Battaglie
Da Thatcher e Reagan a Milei: la via del liberalismo davanti all'Occidente
«Io disprezzo lo Stato, sono dentro per distruggerlo». È questa una delle frasi ad effetto che Javier Milei ha pronunciato nel corso della sua trasferta romana. La memoria dei più anziani è corsa subito a Margaret Thatcher e al Ronald Reagan di «affamare la Bestia». Era infatti da mezzo secolo che un Presidente di uno Stato democratico non affermava in maniera così coerente e radicale la sua fede liberale, deciso a metterla in pratica.
Oggi come negli anni Ottanta un clima favorevole sembra favorire una sana iniezione di liberalismo in Occidente. Lo stesso programma economico di Donald Trump, basato sul delle tasse e appoggio alla classe media e agli imprenditori, nonché su un’ampia sburocratizzazione, è a forti tinte liberali, mentre quella dei dazi sembra essere più che altro un’arma a scopo negoziale.
Per quanto possano essere suggestive, le comparazioni storiche vanno usate con prudenza. In questi cinquant’anni molte cose sono cambiate nel mondo, mentre qui in Occidente la battaglia liberale non si gioca più principalmente terreno economico ma anche su quello culturale. Da questo punto di vista, la vittoria elettorale di Trump è altamente significativa, non potendo egli considerarsi un liberale in senso classico come sicuramente è invece Milei.
Ciò che però può dirsi è che la sua idea di “rifare grande” il proprio Paese può essere adattata senza difficoltà anche agli altri protagonisti qui citati. Quando Thatcher e Reagan presero il potere, nei loro rispettivi Paesi si avvertiva un clima di declino: crisi economica e perdita di competitività dei settori industriali portanti (a cominciare dal manifatturiero), stagflazione, disoccupazione, agitazioni sociali e sindacali (soprattutto in Gran Bretagna). Come è noto, la battaglia condotta su più fronti per tutti gli anni Ottanta sortì effetti clamorosi: la Gran Bretagna si riprese da quella che sembrava una lenta agonia e l’Occidente tutto sconfisse il suo nemico storico.
L’illusione che segnò la fine di quel periodo, cioè quella del trionfo definitivo del modello liberale e di una leadership globale dell’America, furono presto infrante, come è noto. Se ai tempi di Thatcher e Reagan il capitalismo e il liberalismo erano chiamati a combattere il marxismo e i vari socialismi secondo una linea divisoria classica e sperimentata, nei decenni successivi si assistette alla maturazione di una nuova ideologia che conquistò ampie fette delle classi dirigenti occidentali e “inquinò” anche il mondo che un tempo si sarebbe detto capitalistico.

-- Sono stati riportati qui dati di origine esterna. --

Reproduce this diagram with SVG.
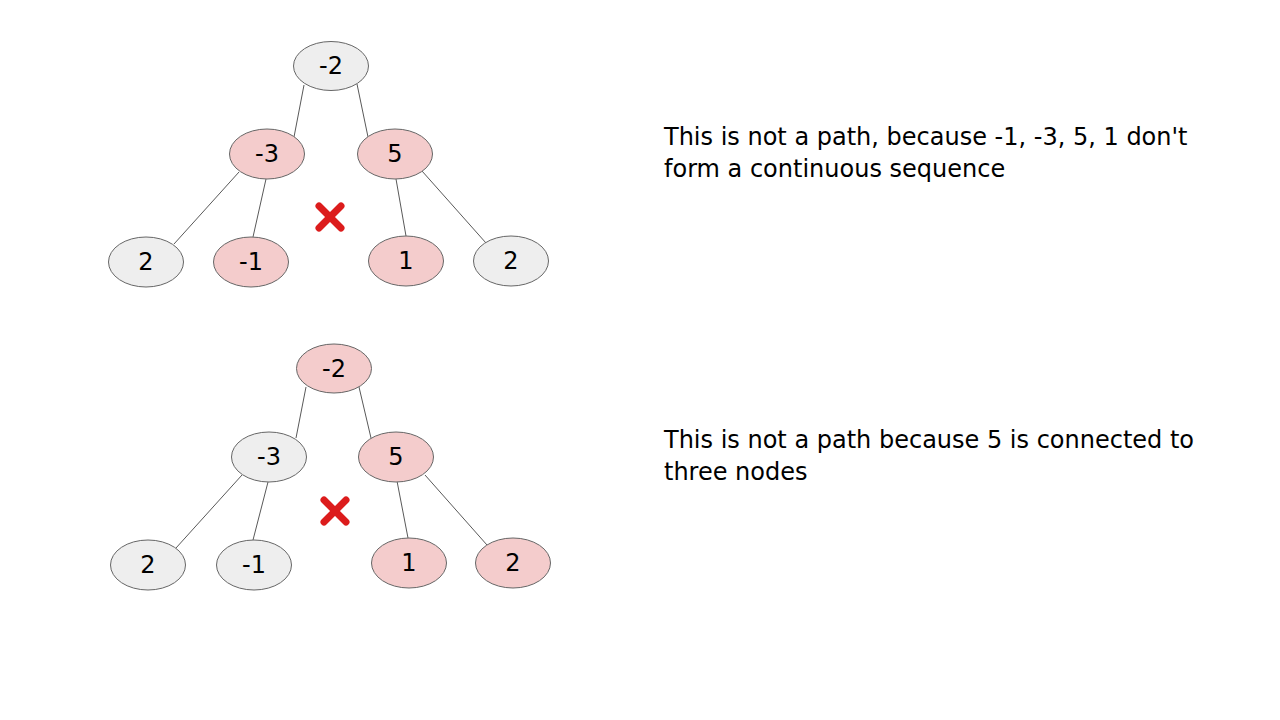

Ad un Milton Friedman, ispiratore di Reagan e Thatcher, che elevava il profitto ad unico e proficuo fine dell’attività economica, la nuova cultura mainstream ha sostituito un’idea di economia “equa e solidale”, ricalcata sui presunti valori “etici” del politically correct. Immutati i capisaldi dirigisti e costruttivisti del nuovo progressismo, l’universo simbolico e dei valori ha quasi preso il sopravvento su quello economico. Il dispositivo illiberale del controllo in funzione di un escludente “pensiero unico” si è fatto più pervasivo anche per la crescita esponenziale del cosiddetto “capitalism cognitivo” e del sistema dell’informazione. La Bestia da affamare è oggi un sistema integrato ove etica ed economia se la giocano alla pari, ove la comunicazione è importante come mai e le capacità comunicative dei leader devono servirsi di iperboli anche lessicali (ad esempio la “motosega” di Milei). Anche se il leader argentino, che è prima di tutto un affermato economista, insiste, per la drammatica situazione del suo Paese, sugli aspetti economici, il nuovo senso della battaglia liberale gli è ben chiaro. Lanciando l’idea di una «internazionale della destra», ha affermato senza ombra di equivoci che «la società occidentale ha detto basta all’ideologia woke ed è in cerca di nuovi valori». La battaglia contro la nuova Bestia non sarà facile e l’esito non è scontato. Ma l’esempio degli anni Ottanta induce ad essere, come Milei, almeno un po’ ottimisti.